Alan
You're right its a bit chicken and egg - and arguments about how interior
or exterior these things are all get very silly though the philosophers
would no doubt go for it. But there's something else - Space syntax (or the
axmap at any rate) is actually _doing_ something as I see it - its
modelling something thats actually going on in urban space - and what that
is has a great bearing on the kind of questions Tom Dine is asking - and I
think its a bit disingenuous to act as though the axial map is just
revealing pure (spatial) structure in terms of 'depth' and 'integration'
and that sort of thing - and that this structure then has social
implications. The spatial doesn't 'know' anything of course, the spatial
structure that we are playing with is a mapping of an already apparent
process which is social-in-space or psychological-in-space. As I said this
is a speculation, but its not one I'm going to give up in principle though
I'm quite prepared to concede details. When we map social patterns to the
structure revealed by the axmap we are not mapping pure social onto pure
spatial, we're mapping social-spatial to another social- or
psychological-spatial. As I say I haven't thought too much about convexity,
but axiality is as far as I can guess about 'place' and the way it is
forged together with other places in a dilectical unity - through the
spatialisation of movement (and knowing??). At this scale and on the
street, all those other processes are probably slave to the process that
gets us around the city. I don't think we can answer all of Tom Dine's
questions without getting into psycho-spatial-analysis - and maybe
Bachelard and Lacan and the phenomenologists can help with some aspects of
the subjective response to space, but we need to know where we can help -
and I think that we can help with place and its outward aspects, because
the axmap has locked into its 'phatic' character, and the way it conjugates
with other places to structure larger wholes. I think it probably happens
at smaller scales as well. It gets back to one of my earliest points in
this series of exchanges - that people need to be able to understand what
space syntax is doing as a (latent) theory of the city rather than just as
a technique for prising regularities out of space. Otherwise they're going
to keep on asking - yes, but what _is_ it actually??
Stephen
>I suspect that we are probably saying the same thing, and that this could
>be seen as an academic 'chicken and egg' argument. Which comes first,
>spatial structures (millions of them) or the structures of "doing or
>'knowing'"? I think that space and its mathematical logic comes first.

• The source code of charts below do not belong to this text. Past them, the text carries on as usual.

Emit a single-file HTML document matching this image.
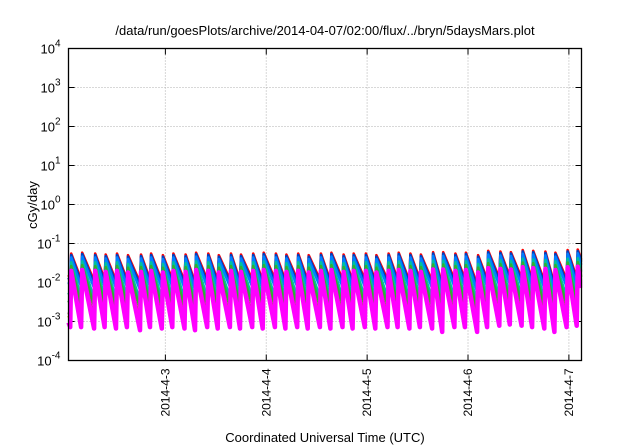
<!DOCTYPE html>
<html><head><meta charset="utf-8"><style>
html,body{margin:0;padding:0;background:#fff;}
svg{display:block;font-family:"Liberation Sans",sans-serif;}
</style></head><body>
<svg id="chart" width="640" height="448" viewBox="0 0 640 448"></svg>
<script>
// ---- data ----
const peakHours = [1.6,4.2,7.3,9.8,12.5,15.1,18.2,20.6,23.4,25.9,28.8,31.3,34.2,36.7,39.6,42.0,44.9,47.4,50.3,52.8,55.6,58.1,61.0,63.5,66.4,68.8,71.7,74.2,77.1,79.5,82.3,84.8,87.7,90.1,93.0,95.5,98.4,100.8,103.7,106.2,109.0,111.5,114.4,116.8,119.7,122.1];
const redPeaks = [0.055,0.058,0.055,0.052,0.055,0.05,0.052,0.055,0.05,0.055,0.052,0.058,0.055,0.05,0.055,0.052,0.055,0.058,0.055,0.052,0.055,0.05,0.055,0.058,0.052,0.055,0.055,0.05,0.055,0.058,0.055,0.052,0.06,0.06,0.055,0.058,0.05,0.065,0.062,0.06,0.068,0.065,0.062,0.058,0.068,0.07];
const redTroughs = [0.012,0.011,0.012,0.011,0.012,0.010,0.012,0.011,0.012,0.011,0.010,0.012,0.011,0.012,0.011,0.012,0.011,0.012,0.011,0.012,0.011,0.012,0.011,0.012,0.011,0.012,0.011,0.012,0.012,0.011,0.012,0.011,0.009,0.012,0.012,0.009,0.012,0.013,0.014,0.013,0.012,0.011,0.009,0.012,0.013,0.012];
const startValue = 0.012;
const seriesColors = ["#ff0000","#0040c0","#0080ff","#00c0a0","#30b030","#a0406a","#e0a000","#ff00ff"];
const seriesPeakFactor = [1.0,0.92,0.8,0.6,0.48,0.38,0.36,0.36];
const seriesTroughFactor = [1.0,0.85,0.65,0.35,0.22,0.11,0.09,0.06];
const yTicks = [-4,-3,-2,-1,0,1,2,3,4];
const xTickLabels = ["2014-4-3","2014-4-4","2014-4-5","2014-4-6","2014-4-7"];
const xTickHours = [24,48,72,96,120];

// ---- layout ----
const NS="http://www.w3.org/2000/svg";
const svg=document.getElementById('chart');
const L=68.5,R=581.5,T=48.5,B=360.5;
const hMin=0.95,hMax=123.0;
const xs=h=>L+(h-hMin)/(hMax-hMin)*(R-L);
const ys=v=>B-(Math.log10(v)+4)/8*(B-T);
function mk(tag,attrs,parent){const e=document.createElementNS(NS,tag);for(const k in attrs)e.setAttribute(k,attrs[k]);(parent||svg).appendChild(e);return e;}

const grid=mk('g',{});


yTicks.forEach(p=>{const y=ys(Math.pow(10,p));
 if(p>-4&&p<4)mk('line',{x1:L,x2:R,y1:y,y2:y,stroke:'#b0b0b0','stroke-dasharray':'1,2','stroke-width':1},grid);
 mk('line',{x1:L,x2:L+6,y1:y,y2:y,stroke:'#000'},grid);
 mk('line',{x1:R-6,x2:R,y1:y,y2:y,stroke:'#000'},grid);
 const t=mk('text',{x:L-8,y:y+5,'text-anchor':'end','font-size':13,fill:'#000'});
 
 
 t.textContent='10';
 const s=mk('tspan',{dy:-7,'font-size':10},t);s.textContent=String(p);
});
xTickHours.forEach((h,i)=>{const x=xs(h);
 mk('line',{x1:x,x2:x,y1:T,y2:B,stroke:'#b0b0b0','stroke-dasharray':'1,2'},grid);
 mk('line',{x1:x,x2:x,y1:B-6,y2:B,stroke:'#000'},grid);
 mk('line',{x1:x,x2:x,y1:T,y2:T+6,stroke:'#000'},grid);
 const t=mk('text',{x:0,y:0,'text-anchor':'end','font-size':12,transform:`translate(${x+4},${B+8}) rotate(-90)`});
 
 
 t.textContent=xTickLabels[i];
});

const series=mk('g',{});


seriesColors.forEach((c,si)=>{
 const pts=[[hMin,startValue*seriesTroughFactor[si]*1.3]];
 peakHours.forEach((h,i)=>{
  const tr=(i===0?startValue:redTroughs[i-1])*seriesTroughFactor[si];
  pts.push([h-0.25,tr]);
  pts.push([h,redPeaks[i]*seriesPeakFactor[si]]);
 });
 const lastT=redTroughs[redTroughs.length-1]*seriesTroughFactor[si];
 pts.push([hMax,Math.exp(Math.log(redPeaks[redPeaks.length-1]*seriesPeakFactor[si])*0.65+Math.log(lastT)*0.35)]);
 const d=pts.map((p,i)=>(i?'L':'M')+xs(p[0]).toFixed(1)+','+ys(p[1]).toFixed(1)).join('');
 const path=mk('path',{d,fill:'none',stroke:c,'stroke-width':si===7?4.5:2.6,'stroke-linejoin':'round'},series);
 
 
});
const mask=mk('rect',{x:R+0.7,y:T,width:20,height:B-T,fill:'#fff'});


const frame=mk('rect',{x:L,y:T,width:R-L,height:B-T,fill:'none',stroke:'#000','stroke-width':1.3});



const title=mk('text',{x:325,y:35,'text-anchor':'middle','font-size':13});


title.textContent='/data/run/goesPlots/archive/2014-04-07/02:00/flux/../bryn/5daysMars.plot';
const yt=mk('text',{x:0,y:0,'text-anchor':'middle','font-size':13,transform:'translate(37,205) rotate(-90)'});


yt.textContent='cGy/day';
const xt=mk('text',{x:325,y:442,'text-anchor':'middle','font-size':13});


xt.textContent='Coordinated Universal Time (UTC)';
</script>
</body></html>
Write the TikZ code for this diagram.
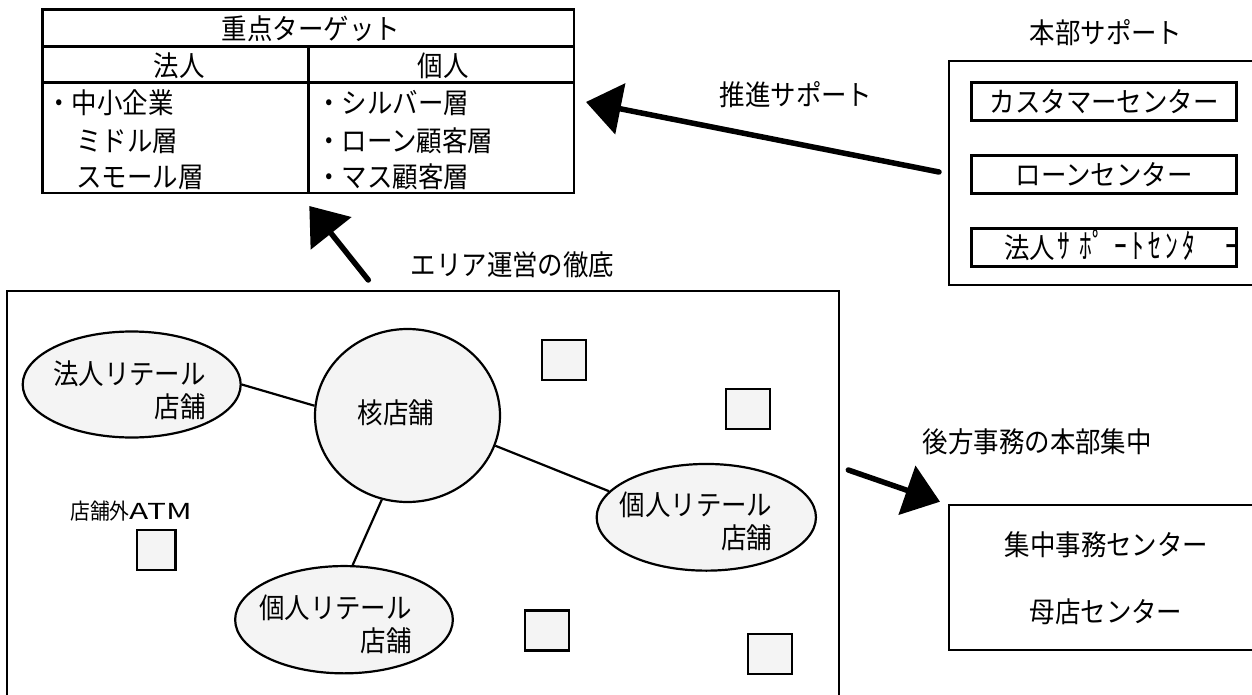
\documentclass[tikz,border=0pt]{standalone}
\usepackage{fontspec}
\usepackage{graphicx}
\setmainfont[FakeStretch=0.9]{Noto Sans CJK JP}
\usetikzlibrary{arrows.meta,shapes.geometric}
\definecolor{lightfill}{HTML}{F4F4F4}
\newcommand\hwc[1]{\makebox[17pt]{\scalebox{1}[1.2]{#1}}}
\begin{document}
\begin{tikzpicture}[x=1pt,y=-1pt,
  lbl/.style={inner sep=0pt, font=\fontsize{28.3}{33}\selectfont, text height=24.9pt, text depth=3.4pt},
  lbltwo/.style={inner sep=0pt, align=right, font=\fontsize{28.3}{33}\selectfont},
  shop/.style={ellipse, draw, line width=2.2pt, fill=lightfill, inner sep=0pt},
  sq/.style={draw, line width=2.4pt, fill=lightfill, inner sep=0pt, minimum width=44pt, minimum height=40pt},
  ibox/.style={draw, line width=3pt, inner sep=0pt, minimum width=265pt, minimum height=38pt, font=\fontsize{28.3}{33}\selectfont, text height=24.9pt, text depth=3.4pt},
  link/.style={line width=2.2pt},
  bigarrow/.style={line width=5.5pt, line cap=round, -{Triangle[length=35pt,width=51pt]}}
]
\path[use as bounding box, clip] (0,0) rectangle (1252,695);
\fill[white] (0,0) rectangle (1252,695);

% --- target table ---
\draw[line width=2.8pt] (42.7,9.3) rectangle (574,193);
\draw[line width=2.8pt] (42.7,46.7) -- (574,46.7);
\draw[line width=2.8pt] (42.7,82.7) -- (574,82.7);
\draw[line width=2.8pt] (308.7,46.7) -- (308.7,193);
\node[lbl] (tt) at (311,29) {重点ターゲット};
\node[lbl] (th1) at (179,66) {法人};
\node[lbl] (th2) at (443,66) {個人};
\node[lbl,anchor=west] (l1) at (46,103) {・中小企業};
\node[lbl,anchor=west] (l2) at (76,141) {ミドル層};
\node[lbl,anchor=west] (l3) at (76,177) {スモール層};
\node[lbl,anchor=west] (r1) at (316,103) {・シルバー層};
\node[lbl,anchor=west] (r2) at (316,141) {・ローン顧客層};
\node[lbl,anchor=west] (r3) at (316,177) {・マス顧客層};

% --- HQ support panel ---
\draw[line width=2pt] (949,61) rectangle (1270,285);
\node[lbl] (hqt) at (1106,32.5) {本部サポート};
\node[ibox] (c1) at (1104.2,101.7) {カスタマーセンター};
\node[ibox] (c2) at (1104.2,174.5) {ローンセンター};
\node[ibox] (c3) at (1104.2,247.9) {};
\node[lbl,anchor=west] (c3t) at (1004,248) {法人\hwc{ｻ}\hspace{11.5pt}\hwc{ﾎﾟ}\hspace{12pt}\hwc{ｰ}\hwc{ﾄ}\hwc{ｾ}\hwc{ﾝ}\hwc{ﾀ}\hspace{26pt}\hwc{ｰ}};
\node[lbl] (push) at (796,95) {推進サポート};

% --- area panel ---
\draw[line width=2pt] (7,291) rectangle (839,720);
\node[shop, minimum width=218pt, minimum height=106pt] (e1) at (131.7,384.5) {};
\node[shop, minimum width=185pt, minimum height=173pt] (core) at (407.5,415.5) {};
\node[shop, minimum width=219.3pt, minimum height=106.7pt] (e3) at (706.3,517.3) {};
\node[shop, minimum width=217.7pt, minimum height=107.3pt] (e4) at (344,619.7) {};
\draw[link] (e1.east) -- (core.174);
\draw[link] (core.-19) -- (e3.165);
\draw[link] (core.253) -- (e4.81);
\node[lbltwo] (t1) at (129.5,390.5) {法人リテール\\店舗};
\node[lbl] (coret) at (396,413) {核店舗};
\node[lbltwo] (t3) at (696,521.5) {個人リテール\\店舗};
\node[lbltwo] (t4) at (335.5,624) {個人リテール\\店舗};
\node[inner sep=0pt, font=\fontsize{22}{26}\selectfont] (atmt) at (131,511) {店舗外\scalebox{1.6}[1]{ATM}};
\node[sq, minimum width=38.5pt] (s5) at (156.3,550) {};
\node[sq] (s1) at (563.8,360) {};
\node[sq] (s2) at (748,409) {};
\node[sq] (s3) at (547,630.3) {};
\node[sq] (s4) at (770,653.8) {};
\node[lbl] (area) at (512.5,265) {エリア運営の徹底};

% --- back office panel ---
\draw[line width=2pt] (949,505) rectangle (1270,650);
\node[lbl] (bot) at (1037.3,441.5) {後方事務の本部集中};
\node[lbl] (b1) at (1106.5,545) {集中事務センター};
\node[lbl] (b2) at (1106,612) {母店センター};

% --- arrows ---
\coordinate (a1s) at (939,172);
\coordinate (a1e) at (586,102);
\coordinate (a2s) at (368.3,280);
\coordinate (a2e) at (309.3,206);
\coordinate (a3s) at (848.3,470);
\coordinate (a3e) at (940,501.7);
\draw[bigarrow] (a1s) -- (a1e);
\draw[bigarrow] (a2s) -- (a2e);
\draw[bigarrow] (a3s) -- (a3e);
\end{tikzpicture}
\end{document}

>Lines of sight and minimising depth in axial maps no doubt have social
>implications, as do the notions of convexity, however the only processes I
>can concieve of that lead to those being 'knowable' run from the ability of
>the human mind to 'read' these sort of structures and turn them to use. A
>bit like seeing faces in clouds - humans are quite good at that kind of
>thing. In my view the 'logical' structures of space come first, ie: there
>has to be somthing there to 'know'. If we try and argue the reverse, we are
>left proposing that the logical structures of space are somehow responsive
>to ('aware of'?? clearly absurd) what humans can know. This may be argued
>(in a weak version) by those that say that space is 'social' purely in so
>far as it is a product of social and ecomomic forces, but in principle the
>argument seems to me to be illogical and fundamentally wrong. It is just a
>fallacy put about by those that seek to distinguish humans and the human
>mind from everything else in nature.